- To be done
Transcribe the listing that follows in full, omitting pictures.

+++ Data section

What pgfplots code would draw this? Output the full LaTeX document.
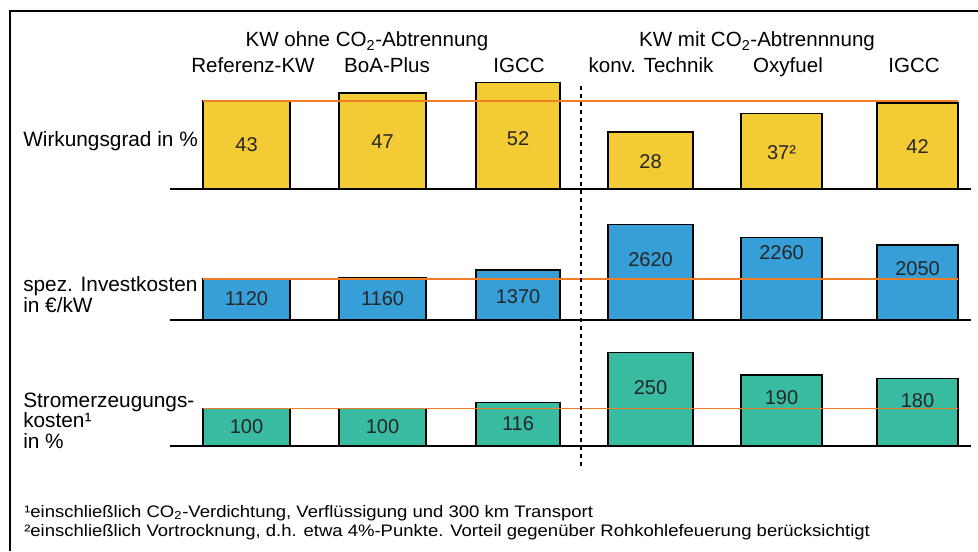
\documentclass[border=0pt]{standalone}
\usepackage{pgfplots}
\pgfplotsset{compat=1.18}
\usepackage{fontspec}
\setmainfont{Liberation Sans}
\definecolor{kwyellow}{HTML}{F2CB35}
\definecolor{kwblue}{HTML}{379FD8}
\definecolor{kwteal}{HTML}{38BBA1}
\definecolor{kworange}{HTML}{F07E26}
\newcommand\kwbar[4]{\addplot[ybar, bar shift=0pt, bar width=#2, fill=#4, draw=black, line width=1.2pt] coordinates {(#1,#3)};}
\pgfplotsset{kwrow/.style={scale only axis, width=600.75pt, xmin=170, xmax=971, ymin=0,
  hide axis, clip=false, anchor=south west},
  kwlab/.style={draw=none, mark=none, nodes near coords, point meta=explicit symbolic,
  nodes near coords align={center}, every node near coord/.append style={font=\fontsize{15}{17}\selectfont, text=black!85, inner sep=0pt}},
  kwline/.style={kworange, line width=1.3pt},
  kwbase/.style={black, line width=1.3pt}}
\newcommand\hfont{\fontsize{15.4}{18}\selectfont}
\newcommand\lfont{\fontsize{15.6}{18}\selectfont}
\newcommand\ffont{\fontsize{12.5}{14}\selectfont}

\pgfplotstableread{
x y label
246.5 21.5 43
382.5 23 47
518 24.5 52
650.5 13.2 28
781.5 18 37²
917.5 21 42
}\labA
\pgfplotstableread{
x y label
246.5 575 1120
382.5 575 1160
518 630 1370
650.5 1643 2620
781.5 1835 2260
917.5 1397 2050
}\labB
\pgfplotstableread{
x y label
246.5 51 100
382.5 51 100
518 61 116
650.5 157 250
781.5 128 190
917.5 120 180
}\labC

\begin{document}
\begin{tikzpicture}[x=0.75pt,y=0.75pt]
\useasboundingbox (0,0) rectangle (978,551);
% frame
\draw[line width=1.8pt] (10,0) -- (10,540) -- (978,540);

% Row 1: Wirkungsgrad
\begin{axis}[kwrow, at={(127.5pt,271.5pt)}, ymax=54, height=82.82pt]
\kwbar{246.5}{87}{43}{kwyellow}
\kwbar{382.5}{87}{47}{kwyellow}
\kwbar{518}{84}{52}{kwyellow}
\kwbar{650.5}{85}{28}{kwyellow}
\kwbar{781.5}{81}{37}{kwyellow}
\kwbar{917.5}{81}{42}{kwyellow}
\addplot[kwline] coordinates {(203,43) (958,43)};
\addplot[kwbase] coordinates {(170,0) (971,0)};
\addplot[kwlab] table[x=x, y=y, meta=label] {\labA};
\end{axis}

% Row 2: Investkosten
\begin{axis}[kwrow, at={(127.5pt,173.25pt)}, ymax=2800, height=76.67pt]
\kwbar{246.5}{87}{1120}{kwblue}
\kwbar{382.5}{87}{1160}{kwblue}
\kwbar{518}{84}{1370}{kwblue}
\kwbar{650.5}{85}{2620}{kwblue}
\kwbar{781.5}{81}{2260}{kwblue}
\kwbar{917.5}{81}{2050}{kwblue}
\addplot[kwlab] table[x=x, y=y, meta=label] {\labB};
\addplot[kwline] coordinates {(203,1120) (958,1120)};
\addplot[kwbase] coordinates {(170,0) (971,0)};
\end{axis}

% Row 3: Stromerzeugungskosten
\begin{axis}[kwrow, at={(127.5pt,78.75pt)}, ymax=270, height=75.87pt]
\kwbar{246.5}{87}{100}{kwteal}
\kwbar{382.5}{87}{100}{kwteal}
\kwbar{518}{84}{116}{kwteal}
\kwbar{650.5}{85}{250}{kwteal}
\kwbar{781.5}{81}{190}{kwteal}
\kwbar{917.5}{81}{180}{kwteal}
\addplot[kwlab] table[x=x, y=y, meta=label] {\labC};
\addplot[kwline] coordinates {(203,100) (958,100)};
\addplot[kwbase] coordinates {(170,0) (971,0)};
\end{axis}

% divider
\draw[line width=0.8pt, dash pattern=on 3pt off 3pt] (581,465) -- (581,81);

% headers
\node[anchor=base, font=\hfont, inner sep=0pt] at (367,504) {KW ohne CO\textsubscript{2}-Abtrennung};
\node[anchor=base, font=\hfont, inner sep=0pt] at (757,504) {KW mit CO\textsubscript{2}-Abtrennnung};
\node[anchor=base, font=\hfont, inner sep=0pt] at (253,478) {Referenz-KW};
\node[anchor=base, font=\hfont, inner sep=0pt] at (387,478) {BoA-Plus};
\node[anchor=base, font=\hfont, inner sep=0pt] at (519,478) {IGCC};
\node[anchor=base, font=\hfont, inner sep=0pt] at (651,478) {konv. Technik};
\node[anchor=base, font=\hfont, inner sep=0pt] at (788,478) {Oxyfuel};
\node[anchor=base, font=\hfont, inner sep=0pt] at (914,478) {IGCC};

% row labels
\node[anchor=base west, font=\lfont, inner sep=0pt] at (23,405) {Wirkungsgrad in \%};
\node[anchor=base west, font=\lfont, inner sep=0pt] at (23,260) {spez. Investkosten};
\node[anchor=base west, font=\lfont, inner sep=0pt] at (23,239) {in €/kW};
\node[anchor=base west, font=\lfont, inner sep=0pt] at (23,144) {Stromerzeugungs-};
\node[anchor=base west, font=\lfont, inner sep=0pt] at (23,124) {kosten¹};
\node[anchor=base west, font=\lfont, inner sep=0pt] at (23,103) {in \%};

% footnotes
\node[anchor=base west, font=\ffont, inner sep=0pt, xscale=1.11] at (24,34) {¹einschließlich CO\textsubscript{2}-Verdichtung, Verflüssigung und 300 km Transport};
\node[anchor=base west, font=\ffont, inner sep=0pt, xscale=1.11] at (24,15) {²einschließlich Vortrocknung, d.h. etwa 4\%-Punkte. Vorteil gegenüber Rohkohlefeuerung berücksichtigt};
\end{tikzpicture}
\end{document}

++++++

- Complete output
What pgfplots code would draw this? Output the full LaTeX document.
\documentclass[border=0pt]{standalone}
\usepackage{pgfplots}
\pgfplotsset{compat=1.18}
\usepackage{fontspec}
\setmainfont{Liberation Sans}
\definecolor{kwyellow}{HTML}{F2CB35}
\definecolor{kwblue}{HTML}{379FD8}
\definecolor{kwteal}{HTML}{38BBA1}
\definecolor{kworange}{HTML}{F07E26}
\newcommand\kwbar[4]{\addplot[ybar, bar shift=0pt, bar width=#2, fill=#4, draw=black, line width=1.2pt] coordinates {(#1,#3)};}
\pgfplotsset{kwrow/.style={scale only axis, width=600.75pt, xmin=170, xmax=971, ymin=0,
  hide axis, clip=false, anchor=south west},
  kwlab/.style={draw=none, mark=none, nodes near coords, point meta=explicit symbolic,
  nodes near coords align={center}, every node near coord/.append style={font=\fontsize{15}{17}\selectfont, text=black!85, inner sep=0pt}},
  kwline/.style={kworange, line width=1.3pt},
  kwbase/.style={black, line width=1.3pt}}
\newcommand\hfont{\fontsize{15.4}{18}\selectfont}
\newcommand\lfont{\fontsize{15.6}{18}\selectfont}
\newcommand\ffont{\fontsize{12.5}{14}\selectfont}

\pgfplotstableread{
x y label
246.5 21.5 43
382.5 23 47
518 24.5 52
650.5 13.2 28
781.5 18 37²
917.5 21 42
}\labA
\pgfplotstableread{
x y label
246.5 575 1120
382.5 575 1160
518 630 1370
650.5 1643 2620
781.5 1835 2260
917.5 1397 2050
}\labB
\pgfplotstableread{
x y label
246.5 51 100
382.5 51 100
518 61 116
650.5 157 250
781.5 128 190
917.5 120 180
}\labC

\begin{document}
\begin{tikzpicture}[x=0.75pt,y=0.75pt]
\useasboundingbox (0,0) rectangle (978,551);
% frame
\draw[line width=1.8pt] (10,0) -- (10,540) -- (978,540);

% Row 1: Wirkungsgrad
\begin{axis}[kwrow, at={(127.5pt,271.5pt)}, ymax=54, height=82.82pt]
\kwbar{246.5}{87}{43}{kwyellow}
\kwbar{382.5}{87}{47}{kwyellow}
\kwbar{518}{84}{52}{kwyellow}
\kwbar{650.5}{85}{28}{kwyellow}
\kwbar{781.5}{81}{37}{kwyellow}
\kwbar{917.5}{81}{42}{kwyellow}
\addplot[kwline] coordinates {(203,43) (958,43)};
\addplot[kwbase] coordinates {(170,0) (971,0)};
\addplot[kwlab] table[x=x, y=y, meta=label] {\labA};
\end{axis}

% Row 2: Investkosten
\begin{axis}[kwrow, at={(127.5pt,173.25pt)}, ymax=2800, height=76.67pt]
\kwbar{246.5}{87}{1120}{kwblue}
\kwbar{382.5}{87}{1160}{kwblue}
\kwbar{518}{84}{1370}{kwblue}
\kwbar{650.5}{85}{2620}{kwblue}
\kwbar{781.5}{81}{2260}{kwblue}
\kwbar{917.5}{81}{2050}{kwblue}
\addplot[kwlab] table[x=x, y=y, meta=label] {\labB};
\addplot[kwline] coordinates {(203,1120) (958,1120)};
\addplot[kwbase] coordinates {(170,0) (971,0)};
\end{axis}

% Row 3: Stromerzeugungskosten
\begin{axis}[kwrow, at={(127.5pt,78.75pt)}, ymax=270, height=75.87pt]
\kwbar{246.5}{87}{100}{kwteal}
\kwbar{382.5}{87}{100}{kwteal}
\kwbar{518}{84}{116}{kwteal}
\kwbar{650.5}{85}{250}{kwteal}
\kwbar{781.5}{81}{190}{kwteal}
\kwbar{917.5}{81}{180}{kwteal}
\addplot[kwlab] table[x=x, y=y, meta=label] {\labC};
\addplot[kwline] coordinates {(203,100) (958,100)};
\addplot[kwbase] coordinates {(170,0) (971,0)};
\end{axis}

% divider
\draw[line width=0.8pt, dash pattern=on 3pt off 3pt] (581,465) -- (581,81);

% headers
\node[anchor=base, font=\hfont, inner sep=0pt] at (367,504) {KW ohne CO\textsubscript{2}-Abtrennung};
\node[anchor=base, font=\hfont, inner sep=0pt] at (757,504) {KW mit CO\textsubscript{2}-Abtrennnung};
\node[anchor=base, font=\hfont, inner sep=0pt] at (253,478) {Referenz-KW};
\node[anchor=base, font=\hfont, inner sep=0pt] at (387,478) {BoA-Plus};
\node[anchor=base, font=\hfont, inner sep=0pt] at (519,478) {IGCC};
\node[anchor=base, font=\hfont, inner sep=0pt] at (651,478) {konv. Technik};
\node[anchor=base, font=\hfont, inner sep=0pt] at (788,478) {Oxyfuel};
\node[anchor=base, font=\hfont, inner sep=0pt] at (914,478) {IGCC};

% row labels
\node[anchor=base west, font=\lfont, inner sep=0pt] at (23,405) {Wirkungsgrad in \%};
\node[anchor=base west, font=\lfont, inner sep=0pt] at (23,260) {spez. Investkosten};
\node[anchor=base west, font=\lfont, inner sep=0pt] at (23,239) {in €/kW};
\node[anchor=base west, font=\lfont, inner sep=0pt] at (23,144) {Stromerzeugungs-};
\node[anchor=base west, font=\lfont, inner sep=0pt] at (23,124) {kosten¹};
\node[anchor=base west, font=\lfont, inner sep=0pt] at (23,103) {in \%};

% footnotes
\node[anchor=base west, font=\ffont, inner sep=0pt, xscale=1.11] at (24,34) {¹einschließlich CO\textsubscript{2}-Verdichtung, Verflüssigung und 300 km Transport};
\node[anchor=base west, font=\ffont, inner sep=0pt, xscale=1.11] at (24,15) {²einschließlich Vortrocknung, d.h. etwa 4\%-Punkte. Vorteil gegenüber Rohkohlefeuerung berücksichtigt};
\end{tikzpicture}
\end{document}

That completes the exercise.